Kalt
Langsam schleppte ich mich die Straße entlang. Wohin ich eigentlich wollte, hatte ich längst vergessen. Denn – es war kalt, eisig kalt, seit Monaten schon. Meine Hände spürte ich schon lange nicht mehr, sie waren steif gefroren. Das gleiche galt für meine Beine und meine Füße. Aber immer weiter schleppte ich mich vorwärts. Obwohl ich mich fragte: warum eigentlich? Es hatte doch eh keinen Sinn mehr, eigentlich konnte ich mich genauso gut in den meterhohen Schnee fallen lassen und dann war ich bald tot.

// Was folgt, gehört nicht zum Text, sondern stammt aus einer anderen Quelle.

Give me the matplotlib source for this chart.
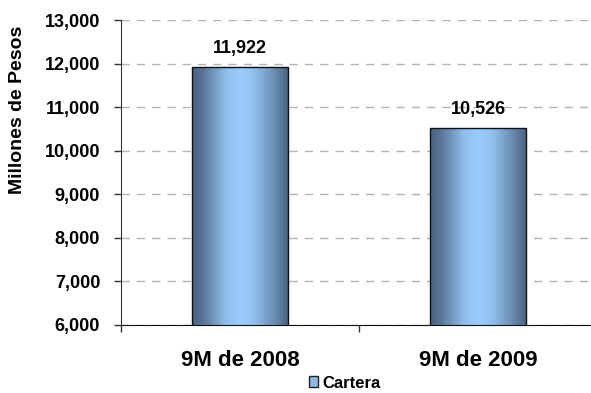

Alles hatte ganz harmlos angefangen. Von einem Stromausfall war die Rede. Erst glaubte ich noch daran, dass sich das in wenigen Stunden regeln würde. Aber aus diesen Stunden wurden Tage, dann Wochen und nun waren schon 6 Monate vergangen. Bei dem Stromausfall war es nämlich nicht geblieben, denn nach einer Woche wurde es kälter, nach zwei Wochen kam der erste Schnee und er hörte nicht wieder auf. Alles versank im Chaos. Wir hatten alles Mögliche genommen, um Feuer zu machen, nachdem die Heizungen ausgefallen waren. Keiner konnte uns sagen, was eigentlich los war. Ohne Strom gab es nämlich kein Radio, Fernsehen und auch kein Internet mehr. Wir waren abgeschnitten. Nach ein paar Tagen war auch das Festnetztelefon tot.
Auch jetzt schneite es. Es hatte die ganze Zeit nicht aufgehört zu schneien. Langsam machte sich die Kälte auch in meinem Inneren breit. Ich fühlte mich verloren, einsam, verlassen. Halb betäubt stolperte ich weiter. In diesem Durcheinander hatte ich langsam alle verloren. Die Supermärkte waren schon fast alle leer. Viele waren schon erfroren. Erst hatte es die Obdachlosen getroffen, dann die, in deren Häusern es keinen Kamin gab und jetzt würde auch bald der Rest dran sein.
Alle aus meinem Umfeld waren bereits tot. Da war niemand mehr, ich war als Einzige übriggeblieben. Warum? Wieso konnte ich nicht auch sterben? Ich wollte nicht mehr, ich hatte keine Kraft mehr. Der Hunger machte mich fertig. Seit Tagen hatte ich nichts Gescheites mehr zu essen gefunden. Innerlich war ich doch schon tot! Ich fühlte mich allein gelassen. Warum waren sie alle ohne mich gegangen? Niemals wieder würde mich jemand in seine Arme nehmen, mir Wärme und Liebe geben, mich trösten. NIE WIEDER! Immer wieder hämmerten diese Worte in meinem Kopf.
Erschöpft ließ ich mich schließlich doch in den Schnee sinken. Ich konnte nicht mehr, ich wollte nicht mehr. Sollte mich doch der kalte Tod holen, was spielte es schon noch für eine Rolle? Langsam wurde mir schwarz vor Augen. Ich sank in eine willkommene Bewusstlosigkeit.
Alles war weiß. Eine viele Meter dicke Schneedecke hatte sich über das Land gelegt. Es sollte noch viele Jahrzehnte so bleiben. Der letzte Mensch hatte sich im Schnee zusammengerollt und war einen gnädigen Tod gestorben.